Reviewed by Colin Jacobson (February 23, 2026)
While it exists as a small subgenre, we do get a fairly steady parade of horror-based Christmas films. For another of these, we go to 2025's Silent Night, Deadly Night.
As an eight-year-old, Billy Chapman (Logan Sawyer) saw a man dressed as Santa Claus brutally slaughter his parents. Unsurprisingly, this messes up the youngster for the long-term.
As an adult, Billy (Rohan Campbell) leads a nomadic life and deals with a voice in his head that tells him to kill. When Christmas approaches, he dons a Santa costume and starts his own campaign of bloody violence.
Unmentioned in my introduction: this 2025 film offers the third rendition of this story. 1984's Silent Night, Deadly Night came first and prompted four sequels that appeared between 1987 and 1991.
A first remake of the 1984 movie arrived in 2012, though it came with the shorter title Silent Night. One shouldn't confuse that with 2021's Silent Night or 2023's Silent Night, two other unrelated films that also provided dark stories set at Christmas.
If I ever saw the 1984 Deadly, I forgot about it years ago. At least that means I can assess the 2025 remake on its own merits.
Does it stand out as a quality addition to the genre? Not really, as the 2025 Deadly provides a spotty and less than effective affair.
When we last saw writer/director Mike P. Nelson, he led the 2021 reboot of 2003’s Wrong Turn. Nelson’s Turn seemed too long and essentially devoid of tension or terror.

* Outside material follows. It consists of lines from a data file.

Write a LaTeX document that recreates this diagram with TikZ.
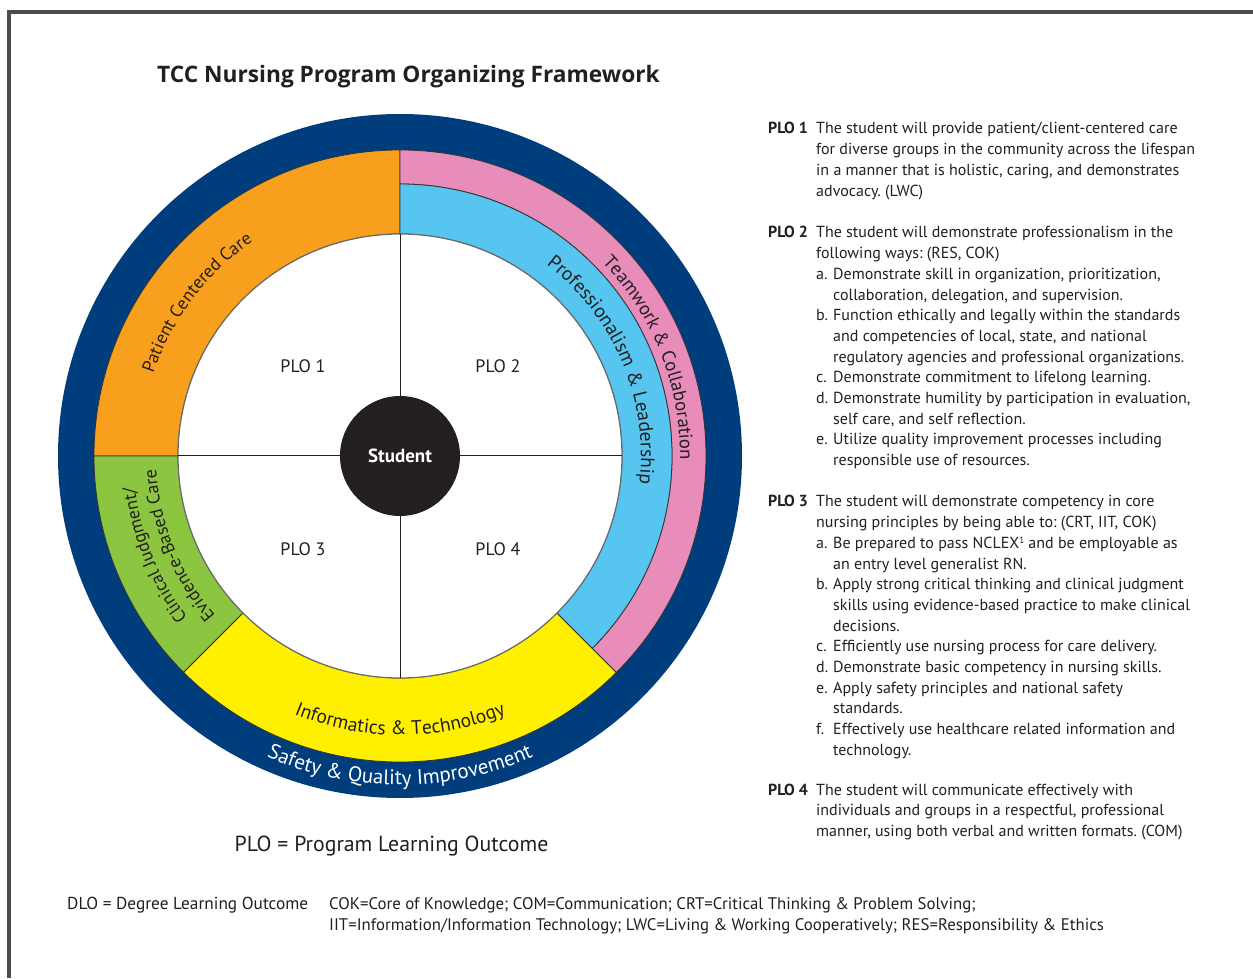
\documentclass[tikz,border=0pt]{standalone}
\usepackage{fontspec}
\setmainfont{PT Sans}
\newfontfamily\titlefont{Open Sans}
\usetikzlibrary{decorations.text}
\definecolor{navy}{HTML}{003D7C}
\definecolor{orng}{HTML}{F8A01E}
\definecolor{pnk}{HTML}{E88DBA}
\definecolor{lblue}{HTML}{56C5F0}
\definecolor{grn}{HTML}{8CC540}
\definecolor{ylw}{HTML}{FFF000}
\definecolor{ink}{HTML}{231F20}
\definecolor{framegray}{HTML}{4D4D4D}
\definecolor{seg}{HTML}{333333}
\definecolor{rimgray}{HTML}{6A6A6A}
\newcommand\arcfont{\fontsize{18}{18}\selectfont}
\newcommand\arcfontb{\fontsize{18.8}{18.8}\selectfont}
\newcommand\arcfontc{\fontsize{19.5}{19.5}\selectfont}
\newcommand\safefont{\fontsize{21}{21}\selectfont}
\newcommand\rfont{\fontsize{16}{20}\selectfont}
\newcommand\plit[1]{\makebox[17pt][l]{#1}}
\newcommand\plcont{\hspace*{17pt}}
\newcommand\supone{\raisebox{5pt}{\fontsize{9}{9}\selectfont 1}}
\tikzset{
  band/.style={fill=#1, draw=seg, line width=0.8pt},
  rtxt/.style={anchor=base west, inner sep=0pt, font=\rfont\frenchspacing, text=ink},
  rlab/.style={anchor=base west, inner sep=0pt, font=\rfont\bfseries, text=ink},
  quadlab/.style={anchor=base, inner sep=0pt, font=\fontsize{18}{18}\selectfont, text=ink},
  studentnode/.style={circle, fill=ink, minimum size=120pt, inner sep=0pt, text=white, font=\fontsize{19}{19}\selectfont\bfseries},
  quadline/.style={draw=ink, line width=1pt},
  arctxt/.style={decorate, decoration={text along path, text align=center, text color=#1}},
  captxt/.style={anchor=base west, inner sep=0pt, font=\fontsize{16.8}{16.8}\selectfont\frenchspacing, text=ink},
}
\begin{document}
\begin{tikzpicture}[x=1pt,y=1pt]
\useasboundingbox (0,0) rectangle (1253,978);
\fill[white] (0,0) rectangle (1253,978);
\draw[framegray, line width=4pt] (8.5,0) -- (8.5,966) -- (1253,966);

% title
\node[anchor=base, inner sep=0pt, font=\titlefont\fontsize{22.7}{22.7}\selectfont\bfseries, text=ink] (title) at (408.5,895) {TCC Nursing Program Organizing Framework};

% wheel
\begin{scope}[shift={(400,522)}]
\fill[navy] (0,0) circle[radius=342];
\filldraw[band=orng] (90:306) arc[start angle=90, end angle=180, radius=306] -- (180:222) arc[start angle=180, end angle=90, radius=222] -- cycle;
\filldraw[band=grn] (180:306) arc[start angle=180, end angle=225, radius=306] -- (225:222) arc[start angle=225, end angle=180, radius=222] -- cycle;
\filldraw[band=ylw] (225:306) arc[start angle=225, end angle=315, radius=306] -- (315:222) arc[start angle=315, end angle=225, radius=222] -- cycle;
\filldraw[band=pnk] (-45:306) arc[start angle=-45, end angle=90, radius=306] -- (90:272) arc[start angle=90, end angle=-45, radius=272] -- cycle;
\filldraw[band=lblue] (-45:272) arc[start angle=-45, end angle=90, radius=272] -- (90:222) arc[start angle=90, end angle=-45, radius=222] -- cycle;
\filldraw[fill=white, draw=rimgray, line width=1.2pt] (0,0) circle[radius=222];

\coordinate (qn) at (90:222);
\coordinate (qs) at (270:222);
\coordinate (qw) at (180:222);
\coordinate (qe) at (0:222);
\node[studentnode] (student) at (0,0) {Student};
\draw[quadline] (student) -- (qn);
\draw[quadline] (student) -- (qs);
\draw[quadline] (student) -- (qw);
\draw[quadline] (student) -- (qe);

\node[quadlab] (plo1) at (-97,83) {PLO 1};
\node[quadlab] (plo2) at (98,83) {PLO 2};
\node[quadlab] (plo3) at (-97,-100) {PLO 3};
\node[quadlab] (plo4) at (98,-100) {PLO 4};

\path[arctxt=ink, decoration={text={|\arcfont|Patient Centered Care}}] (173:260) arc[start angle=173, end angle=113, radius=260];
\path[arctxt=ink, decoration={text={|\arcfontb|Teamwork {\&} Collaboration}}] (60:280) arc[start angle=60, end angle=-17, radius=280];
\path[arctxt=ink, decoration={text={|\arcfontc|Professionalism {\&} Leadership}}] (63:241) arc[start angle=63, end angle=-17, radius=241];
\path[arctxt=ink, decoration={text={|\arcfont|Clinical Judgment/}}] (232:267) arc[start angle=232, end angle=172, radius=267];
\path[arctxt=ink, decoration={text={|\arcfont|Evidence-Based Care}}] (232:244) arc[start angle=232, end angle=172, radius=244];
\path[arctxt=ink, decoration={text={|\arcfontc|Informatics {\&} Technology}}] (233:279) arc[start angle=233, end angle=307, radius=279];
\path[arctxt=white, decoration={text={|\safefont|Safety {\&} Quality Improvement}}] (235:329) arc[start angle=235, end angle=305, radius=329];
\end{scope}

% right text
\node[rlab] (l1) at (768,844) {PLO 1};
\foreach \t [count=\i from 0] in {
  {The student will provide patient/client-centered care},
  {for diverse groups in the community across the lifespan},
  {in a manner that is holistic, caring, and demonstrates},
  {advocacy. (LWC)}}
  \node[rtxt] (r1-\i) at (816,{844-\i*20.7}) {\t};

\node[rlab] (l2) at (768,740) {PLO 2};
\foreach \t [count=\i from 0] in {
  {The student will demonstrate professionalism in the},
  {following ways: (RES, COK)},
  {\plit{a.}Demonstrate skill in organization, prioritization,},
  {\plcont collaboration, delegation, and supervision.},
  {\plit{b.}Function ethically and legally within the standards},
  {\plcont and competencies of local, state, and national},
  {\plcont regulatory agencies and professional organizations.},
  {\plit{c.}Demonstrate commitment to lifelong learning.},
  {\plit{d.}Demonstrate humility by participation in evaluation,},
  {\plcont self care, and self reflection.},
  {\plit{e.}Utilize quality improvement processes including},
  {\plcont responsible use of resources.}}
  \node[rtxt] (r2-\i) at (816,{740-\i*20.7}) {\t};

\node[rlab] (l3) at (768,471) {PLO 3};
\foreach \t [count=\i from 0] in {
  {The student will demonstrate competency in core},
  {nursing principles by being able to: (CRT, IIT, COK)},
  {\plit{a.}Be prepared to pass NCLEX\supone{} and be employable as},
  {\plcont an entry level generalist RN.},
  {\plit{b.}Apply strong critical thinking and clinical judgment},
  {\plcont skills using evidence-based practice to make clinical},
  {\plcont decisions.},
  {\plit{c.}Efficiently use nursing process for care delivery.},
  {\plit{d.}Demonstrate basic competency in nursing skills.},
  {\plit{e.}Apply safety principles and national safety},
  {\plcont standards.},
  {\plit{f.}Effectively use healthcare related information and},
  {\plcont technology.}}
  \node[rtxt] (r3-\i) at (816,{471-\i*20.7}) {\t};

\node[rlab] (l4) at (768,183) {PLO 4};
\foreach \t [count=\i from 0] in {
  {The student will communicate effectively with},
  {individuals and groups in a respectful, professional},
  {manner, using both verbal and written formats. (COM)}}
  \node[rtxt] (r4-\i) at (816,{183-\i*20.7}) {\t};

% bottom captions
\node[anchor=base, inner sep=0pt, font=\fontsize{21.8}{21.8}\selectfont, text=ink] (plodef) at (391.5,127) {PLO = Program Learning Outcome};
\node[captxt, font=\fontsize{17.3}{17.3}\selectfont] (dlodef) at (67,69) {DLO = Degree Learning Outcome};
\node[captxt] (abbr1) at (329,69) {COK=Core of Knowledge; COM=Communication; CRT=Critical Thinking \& Problem Solving;};
\node[captxt] (abbr2) at (329,48) {IIT=Information/Information Technology; LWC=Living \& Working Cooperatively; RES=Responsibility \& Ethics};
\end{tikzpicture}
\end{document}
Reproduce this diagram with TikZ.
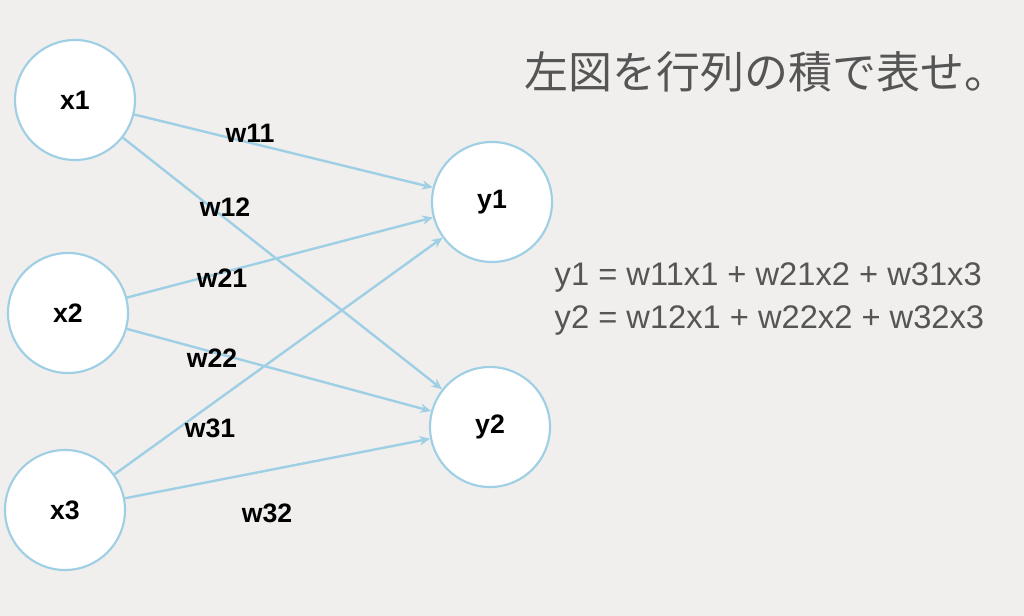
\documentclass[tikz,border=0pt]{standalone}
\usepackage{fontspec}
\setmainfont{Liberation Sans}
\newfontfamily\cjk{Noto Sans CJK JP}
\usetikzlibrary{arrows.meta}
\definecolor{bg}{HTML}{F0EFED}
\definecolor{edge}{HTML}{9FCFE4}
\definecolor{txt}{HTML}{555555}
\begin{document}
\begin{tikzpicture}[x=0.75pt,y=-0.75pt,
  neuron/.style={circle,draw=edge,line width=1.6pt,fill=white,minimum size=90pt,inner sep=0pt,font=\bfseries\fontsize{20}{20}\selectfont},
  conn/.style={draw=edge,line width=1.8pt,-{Stealth[length=8pt,width=7pt]}},
  wl/.style={font=\bfseries\fontsize{20}{20}\selectfont}]
\fill[bg] (0,0) rectangle (1024,616);
\useasboundingbox (0,0) rectangle (1024,616);
\node[neuron] (x1) at (75,100) {x1};
\node[neuron] (x2) at (68,313) {x2};
\node[neuron] (x3) at (65,510) {x3};
\node[neuron] (y1) at (492,202) {y1};
\node[neuron] (y2) at (490,427) {y2};
\draw[conn] (x1) -- (y1);
\draw[conn] (x1) -- (y2);
\draw[conn] (x2) -- (y1);
\draw[conn] (x2) -- (y2);
\draw[conn] (x3) -- (y1);
\draw[conn] (x3) -- (y2);
\node[wl] (w11) at (250,133) {w11};
\node[wl] (w12) at (225,207) {w12};
\node[wl] (w21) at (222,278) {w21};
\node[wl] (w22) at (212,358) {w22};
\node[wl] (w31) at (210,428) {w31};
\node[wl] (w32) at (267,513) {w32};
\node[txt,font=\cjk\fontsize{33}{33}\selectfont] (title) at (766,72) {左図を行列の積で表せ。};
\node[txt,anchor=west,font=\fontsize{24.5}{24.5}\selectfont] (e1) at (550,277) {y1 = w11x1 + w21x2 + w31x3};
\node[txt,anchor=west,font=\fontsize{24.5}{24.5}\selectfont] (e2) at (550,320) {y2 = w12x1 + w22x2 + w32x3};
\end{tikzpicture}
\end{document}
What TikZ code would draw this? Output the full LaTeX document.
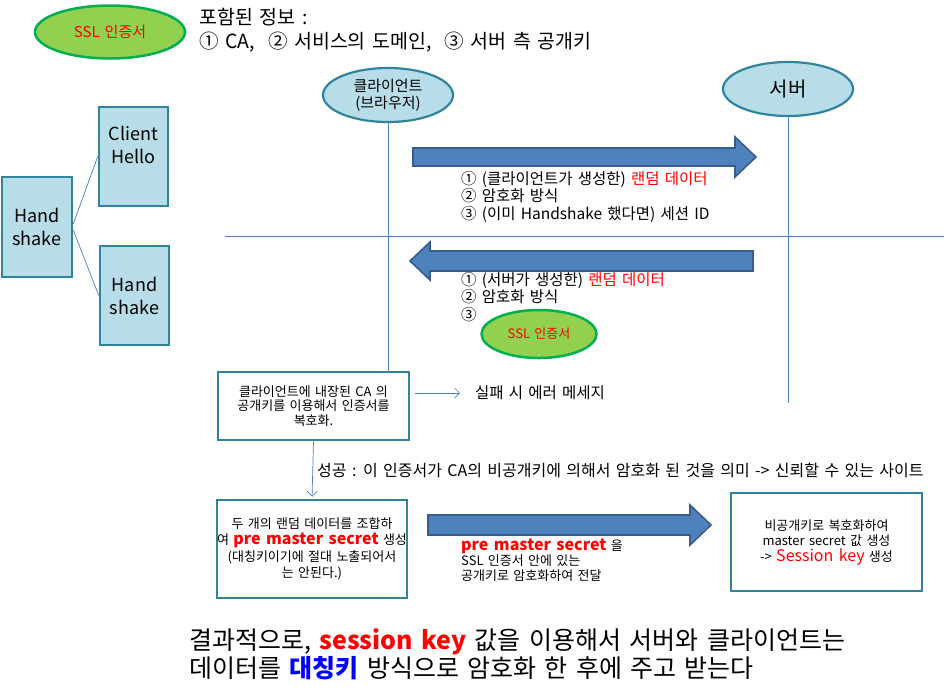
\documentclass[tikz,border=0pt]{standalone}
\usepackage{fontspec}
\setmainfont{Noto Sans CJK KR}[WordSpace=1.5]
\usepackage{tikz}
\usetikzlibrary{arrows.meta,shapes.geometric,positioning}
\definecolor{boxfill}{HTML}{B7DDE8}
\definecolor{boxline}{HTML}{31849B}
\definecolor{arrowfill}{HTML}{4F81BD}
\definecolor{arrowline}{HTML}{385D8A}
\definecolor{certfill}{HTML}{92D050}
\definecolor{certline}{HTML}{00B050}
\definecolor{wireblue}{HTML}{4A7EBB}
\definecolor{hotred}{HTML}{FF0000}
\definecolor{keyblue}{HTML}{0000FF}
\newcommand{\fs}[2]{\fontsize{#1}{#2}\selectfont}
\tikzset{
  certnode/.style={
    ellipse,
    draw=certline,
    fill=certfill,
    line width=2.5pt,
    inner sep=0pt,
    text=hotred
  },
  partynode/.style={
    ellipse,
    draw=boxline,
    fill=boxfill,
    line width=2.2pt,
    inner sep=0pt,
    align=center,
    minimum width=130pt,
    minimum height=54pt
  },
  tealbox/.style={
    draw=boxline,
    fill=boxfill,
    line width=2.5pt,
    inner sep=0pt,
    align=center,
    font=\fs{18}{23}
  },
  notebox/.style={
    draw=boxline,
    fill=white,
    line width=2.5pt,
    inner sep=0pt,
    align=center
  },
  msgtext/.style={
    anchor=north west,
    inner sep=0pt,
    align=left,
    font=\fs{15.5}{17.5}
  },
  wire/.style={
    draw=wireblue,
    line width=0.7pt
  },
  thinarrow/.style={
    wire,
    -{Straight Barb[length=5pt,width=10pt]}
  },
  fatarrow/.style={
    draw=arrowline,
    fill=arrowfill,
    line width=1.6pt,
    line join=miter
  }
}

\begin{document}
\begin{tikzpicture}[x=1pt,y=-1pt]
  \useasboundingbox (0,0) rectangle (944,697);

  % certificate legend
  \node[certnode, minimum width=150pt, minimum height=53pt, font=\fs{15}{17}] (cert) at (110,32) {SSL 인증서};
  \node[anchor=west, inner sep=0pt, align=left, font=\fs{19.5}{24}] (certinfo) at (199,30)
    {포함된 정보 :\\① CA,~ ② 서비스의 도메인,~ ③ 서버 측 공개키};

  % handshake tree
  \node[tealbox, minimum width=70pt, minimum height=100pt] (hs) at (37,227) {Hand\\shake};
  \node[tealbox, minimum width=69pt, minimum height=99pt] (hello) at (133.5,156.5) {Client\\Hello\\\mbox{}};
  \node[tealbox, minimum width=69pt, minimum height=99pt] (hsnext) at (134.5,295.5) {Hand\\shake};
  \draw[wire] ([yshift=3pt]hs.east) -- (hello.west);
  \draw[wire] ([yshift=-3pt]hs.east) -- (hsnext.west);

  % client / server lifelines
  \node[partynode, font=\fs{15}{17}] (client) at (388,95) {클라이언트\\(브라우저)};
  \node[partynode, font=\fs{20}{22}] (server) at (788,89) {서버};
  \coordinate (serverend) at (788,403);
  \coordinate (divleft) at (225,236);
  \coordinate (divright) at (944,236);
  \draw[wire] (server) -- (serverend);
  \draw[wire] (divleft) -- (divright);

  % client hello
  \draw[fatarrow] (413,148) -- (735,148) -- (735,137) -- (756,157) -- (735,177) -- (735,166) -- (413,166) -- cycle;
  \node[msgtext] (hellomsg) at (461,171)
    {① (클라이언트가 생성한) \textcolor{hotred}{랜덤 데이터}\\② 암호화 방식\\③ (이미 Handshake 했다면) 세션 ID};

  % server hello
  \draw[fatarrow] (753,251) -- (430,251) -- (430,242) -- (410,261) -- (430,280) -- (430,271) -- (753,271) -- cycle;
  \node[msgtext] (servermsg) at (461,272)
    {① (서버가 생성한) \textcolor{hotred}{랜덤 데이터}\\② 암호화 방식\\③};
  \node[certnode, minimum width=115pt, minimum height=48pt, font=\fs{13}{15}] (certsmall) at (539,334) {SSL 인증서};

  % certificate check
  \node[notebox, minimum width=191pt, minimum height=68pt, font=\fs{13}{14.5}] (decrypt) at (313.5,406)
    {클라이언트에 내장된 CA 의\\공개키를 이용해서 인증서를\\복호화.};
  \draw[wire] (client) -- (client.south |- decrypt.north);
  \node[anchor=west, inner sep=0pt, font=\fs{15.5}{17}] (fail) at (475,393) {실패 시 에러 메세지};
  \draw[thinarrow, shorten <=5pt, shorten >=15pt] ([yshift=13pt]decrypt.east) -- (fail.west);
  \node[anchor=west, inner sep=0pt, font=\fs{16}{18}] (success) at (317,470)
    {성공 : 이 인증서가 CA의 비공개키에 의해서 암호화 된 것을 의미 -> 신뢰할 수 있는 사이트};

  % key exchange
  \node[notebox, minimum width=190pt, minimum height=98pt, font=\fs{13}{16.5}] (combine) at (312,549)
    {두 개의 랜덤 데이터를 조합하\\여 \textcolor{hotred}{\textbf{\fs{16}{16.5}pre master secret}} 생성\\(대칭키이기에 절대 노출되어서\\는 안된다.)};
  \draw[thinarrow, shorten >=2pt] (decrypt.south) -- (combine.north);
  \draw[fatarrow] (428,515) -- (690,515) -- (690,505) -- (711,525) -- (690,545) -- (690,535) -- (428,535) -- cycle;
  \node[msgtext, font=\fs{13}{15}] (sendmsg) at (461,539)
    {\textcolor{hotred}{\textbf{\fs{16}{15}pre master secret}} 을\\SSL 인증서 안에 있는\\공개키로 암호화하여 전달};
  \node[notebox, minimum width=191pt, minimum height=98pt, font=\fs{13}{15.5}] (session) at (826.5,542)
    {비공개키로 복호화하여\\master secret 값 생성\\-> \textcolor{hotred}{\fs{16}{15.5}Session key} 생성};

  % summary
  \node[anchor=west, inner sep=0pt, align=left, font=\fs{25}{28}] (summary) at (189,654)
    {결과적으로, \textcolor{hotred}{\textbf{session key}} 값을 이용해서 서버와 클라이언트는\\데이터를 \textcolor{keyblue}{\textbf{대칭키}} 방식으로 암호화 한 후에 주고 받는다};
\end{tikzpicture}
\end{document}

Perhaps that’s why Nelson’s Deadly goes heavy on overwrought atmosphere. Like too many horror flicks, Deadly tries too hard to seem creepy and gross right out of the box.
This leaves us with tiresome genre tropes and overly insistent music. Deadly wants so desperately to abuse the viewer from the get-go that it lacks anywhere to go.
Perhaps to compensate, Nelson makes his Deadly something of a stylistic mess. Rather than deliver the expected basic slasher flick, the 2025 version bobs and weaves through a mix of other domains.
At times, Deadly embraces black comedy. It also briefly turns into a warped “unstoppable badass” tale for one scene mid-film.
That last segment feels like it comes out of nowhere, as nothing about the prior 45 minutes hints that Billy functions as the John Wick of the serial killer set.
The rest of the flick flirts with other genres as well, especially toward the end when it decides to lean toward Black Phone territory. None of this makes a lick of sense and it means Deadly feels like an awkward melange.
We even get a supernatural bent that implies Billy may exist as something more than the basic troubled young man we expect. In theory this seems like an appealing choice but it can feel too clever-clever for its own good.
I do appreciate that Nelson’s Deadly tries to give the source a twist. However, the end product feels so disjointed that it never connects.